Ringfort (Rath), An Gabhlán Thoir, Co. Kerry

There is something quietly telling about a ringfort whose entrance has vanished.

Most of these early medieval enclosures, circular in plan and typically dating from roughly the fifth to the twelfth centuries, were built as farmsteads for a single family and their livestock, and the gap in the wall through which people and animals passed is usually the first feature you look for. At Gowlane East on the Dingle Peninsula, that gap is simply gone, absorbed into later use of the site, and what survives has been reshaped by generations of practical farming rather than preserved as a monument.
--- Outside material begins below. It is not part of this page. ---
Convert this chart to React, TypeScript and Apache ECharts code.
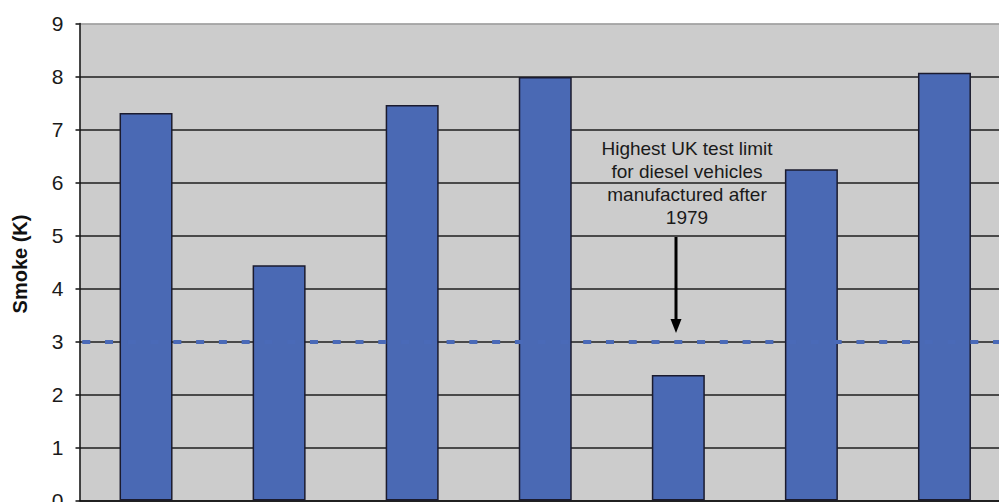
import React, { useEffect, useRef } from "react";
import * as echarts from "echarts";

const categories = ["1", "2", "3", "4", "5", "6", "7"];
const smokeValues = [7.31, 4.44, 7.46, 7.99, 2.37, 6.25, 8.07];
const limitValue = 3;
const yTicks = [0, 1, 2, 3, 4, 5, 6, 7, 8, 9];
const annotationLines = [
  "Highest UK test limit",
  "for diesel vehicles",
  "manufactured after",
  "1979",
];
const yAxisTitle = "Smoke (K)";

const FONT = '"Liberation Sans", Arial, sans-serif';

export default function App() {
  const ref = useRef<HTMLDivElement>(null);
  useEffect(() => {
    if (!ref.current) return;
    const chart = echarts.init(ref.current, null, { renderer: "svg" });
    const splitColors = yTicks.map((t, i) => (i === yTicks.length - 1 ? "#9a9a9a" : "#1e1e1e"));
    chart.setOption({
      animation: false,
      textStyle: { fontFamily: FONT },
      grid: {
        left: 79.5,
        top: 23.5,
        bottom: 1.5,
        right: -12,
        containLabel: false,
        outerBoundsMode: "none",
        show: true,
        backgroundColor: "#cccccc",
        borderWidth: 0,
      },
      xAxis: {
        type: "category",
        data: categories,
        axisLine: { show: true, lineStyle: { color: "#111", width: 1.5 } },
        axisTick: { show: false },
        axisLabel: { show: false },
        splitLine: { show: false },
      },
      yAxis: {
        type: "value",
        min: 0,
        max: 9,
        interval: 1,
        axisLine: { show: true, lineStyle: { color: "#111", width: 1.5 } },
        axisTick: { show: true, inside: false, length: 4, lineStyle: { color: "#111", width: 1.5 } },
        axisLabel: { fontSize: 21, color: "#1a1a1a", margin: 16, fontFamily: FONT },
        splitLine: { show: true, lineStyle: { color: splitColors, width: 1.5 } },
      },
      series: [
        {
          type: "line",
          data: [],
          z: 1,
          silent: true,
          markLine: {
            silent: true,
            symbol: "none",
            label: { show: false },
            lineStyle: {
              type: [8, 14.77],
              dashOffset: 20.3,
              width: 4,
              color: "#4a6ab8",
            },
            data: [{ yAxis: limitValue }],
          },
        },
        {
          type: "bar",
          data: smokeValues,
          barWidth: 53,
          z: 3,
          itemStyle: {
            color: "#4a69b4",
            borderColor: "#1b1b2e",
            borderWidth: 1.5,
          },
        },
      ],
      graphic: [
        {
          type: "text",
          z: 10,
          style: {
            text: annotationLines.join("\n"),
            x: 687,
            y: 137,
            align: "center",
            verticalAlign: "top",
            font: `19px ${FONT}`,
            lineHeight: 23,
            fill: "#1a1a1a",
          },
        },
        {
          type: "line",
          z: 10,
          shape: { x1: 676, y1: 237, x2: 676, y2: 322 },
          style: { stroke: "#000", lineWidth: 3 },
        },
        {
          type: "polygon",
          z: 10,
          shape: { points: [[670.5, 319], [681.5, 319], [676, 333]] },
          style: { fill: "#000" },
        },
        {
          type: "text",
          z: 10,
          x: 20,
          y: 264,
          rotation: Math.PI / 2,
          style: {
            text: yAxisTitle,
            align: "center",
            verticalAlign: "middle",
            font: `bold 20px ${FONT}`,
            fill: "#111",
          },
        },
      ],
    });
    return () => chart.dispose();
  }, []);
  return (
    <div
      ref={ref}
      style={{ position: "fixed", left: 0, top: 0, width: 999, height: 502, background: "#fff" }}
    />
  );
}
The ringfort sits on level ground around 200 metres west of the Owenalondrig river, southeast of the small settlement of Gowlane East. It is a univallate example, meaning it has a single enclosing element rather than the concentric rings of bank and ditch that mark higher-status sites. That enclosure is mostly a stone wall, though in places there may be stretches of stone-faced earthen bank beneath. It stands up to a metre high on the interior side and around 1.25 metres on the exterior, and is roughly two metres wide at the base. The western section of the wall has been pressed into service as a north-south field boundary, and herring-bone masonry visible in its outer face confirms that portions have been rebuilt at some point. Inside, two features remain legible: an L-shaped bank of stones measuring five metres north-south and nine metres east-west, and a pit at its western end, roughly 75 centimetres deep and two metres square. What function either served is not recorded. The detail comes from J. Cuppage's 1986 archaeological survey of the Corca Dhuibhne area, a systematic documentation of the Dingle Peninsula that remains a key reference for the region.

The internal diameter of 26 metres places this comfortably within the typical range for a ringfort of its kind, neither especially large nor small. What makes it worth pausing over is less any dramatic feature and more the layering of use that has left the site in its present state: a prehistoric enclosure folded into a field system, its entrance gone, its wall repaired with borrowed technique, its interior holding two unexplained stone features that suggest occupation without quite explaining it.